How many times do clients, looking for ways to save money at closing, ask whether they really need a survey? Hopefully, not too often because a survey, and in particular, an ALTA survey, is required to satisfy the title insurance requirements to delete the survey exceptions and to issue a comprehensive endorsement (in Florida, a Form 9). In addition, surveys are necessary to identify and locate easements, reservations, rights of way, boundaries and encroachments which might affect the use of the property.
In some cases, the survey will be essential in identifying and resolving title problems that the parties, including the title company, didn’t know existed. I was recently involved in one such closing where 2 issues arose that, without the survey, problems might not have been identified. We were selling a 20 plus acre tract that was comprised of 10 parcels. The first issue arose when the lender requested a contiguity endorsement. This should have been easy because the parcels were obviously contiguous. However, the legal descriptions for 4 of the 10 parcels contained 30 foot reservations for a road way running north and south on the east portion of the overall property. The surveyor identified the road and listed is as “vacated per ordinance recorded at…” He executed a surveyor’s affidavit to enable the title company to issue the contiguity endorsement.
While the title company was aware of the ordinance vacating the reservations, the surveyor’s note and the survey itself also showed that the road extended into land to the south of the property to be conveyed. A search of the public records showed that the State of Florida owned that land and therefore, had an interest in the road. To properly vacate the road, everyone having an interest in the road would have to execute a deed.
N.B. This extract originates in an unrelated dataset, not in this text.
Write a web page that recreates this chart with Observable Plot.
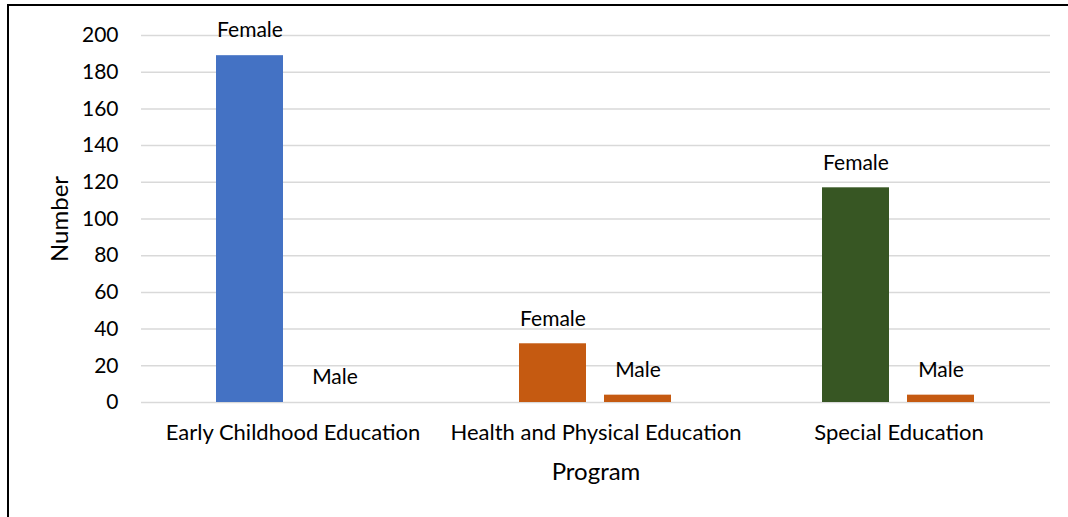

While the Seller could certainly do so, a second deed from the state would be required. Therefore, unless the State provided a deed, the contiguity endorsement could not be issued and exception would be taken for the reservation of the road.
The second issue was similar but even bigger. A second public road existed behind the property. At least, that is what the survey showed. The survey showed the property line to be at the road’s right of way line. The Buyer believed that it was to acquire the 60 foot road based on the same ordinance, which also vacated that road and created a replacement road for access (to I-75). The vacated road was adjacent to the right of way for I-75. The adjacent right of way is used only for dry retention. The surveyor re-drew the survey based on the ordinance and vacation. While that could solve the problem, the title documents did not match this solution because the ordinance alone did not re-convey the property to the Seller. No document of record did and, by statute, the road would go back to the condemning authority, the last owner of record, FDOT.
The survey caused a detailed search of ownership of the vacated road. The title company found a Stipulation between FDOT and the Seller pursuant to which FDOT agreed that if the City vacated the road, FDOT would deed title to Seller while retaining an easement over the road until Seller provided the replacement road. FDOT would confirm this in writing to City upon request. We found a copy of the letter FDOT wrote to the City supporting the vacation and acknowledging its easement interest, but, the deed must not have ever been executed and delivered.
These issues might not have been spotted without a survey and title insurance might have been improperly issued opening up significant exposure on the policy. However, the survey alone could not solve the problem. Surveys work in conjunction with good title examinations and strong lawyers. Don’t forget to survey.